Tim Hortons halted the continual tracking of users’ locations in 2020 after the government began investigating. But that “did not eliminate the risk of surveillance” because “Tim Hortons’ contract with an American third-party location services supplier contained language so vague and permissive that it would have allowed the company to sell ‘de-identified’ location data for its own purposes,” the Office of the Privacy Commissioner said. As the office noted, there “is a real risk that de-identified geolocation data could be re-identified.”
Tim Hortons agreed to implement the agencies’ recommendations but apparently will not face any punishment. The investigative report said that Tim Hortons’ commitments “will bring the company into compliance” with Canadian law and that “we therefore find this matter to be well-founded and conditionally resolved.” That’s the language used when an organization violates Canadian privacy laws but has “committed to implementing satisfactory corrective actions.”

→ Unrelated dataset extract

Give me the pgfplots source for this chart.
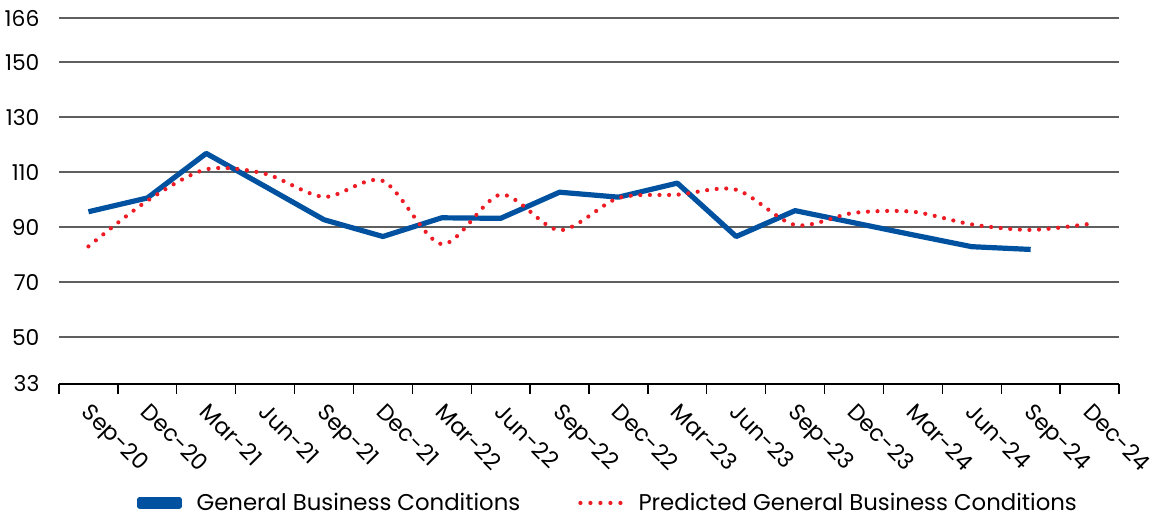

The announcement said Tim Hortons agreed to “delete any remaining location data and direct third-party service providers to do the same,” implement a privacy program that “includes privacy impact assessments for the app and any other apps it launches,” implement “a process to ensure information collection is necessary and proportional to the privacy impacts identified,” and ensure “that privacy communications are consistent with, and adequately explain, app-related practices.” Tim Hortons also agreed to report back to the government with details on its compliance.
Reporter Uncovered Privacy Violation
The investigation began after a June 2020 Financial Post report titled “Double-double tracking: How Tim Hortons knows where you sleep, work, and vacation.” Reporter James McLeod found that “Tim Hortons had recorded my longitude and latitude coordinates more than 2,700 times in less than five months, and not just when I was using the app,” even though the app “told customers that it tracks location ‘only when you have the app open.'”
Tim Hortons’ statement said, “In June 2020, we took immediate steps to improve how we communicate with guests about the data they share with us and began reviewing our privacy practices with external experts. Shortly thereafter, we proactively removed the geolocation technology outlined in the report from the Tims app. Data from this geolocation technology was never used for personalized marketing for individual guests. The very limited use of this data was on an aggregated, de-identified basis to study trends in our business—and the results did not contain personal information from any guests.”
Alberta Information and Privacy Commissioner Jill Clayton said the investigation provides “yet another example where an organization has not effectively notified customers about its practices. Tim Hortons’ customers did not have adequate information to consent to the location tracking that was actually occurring.”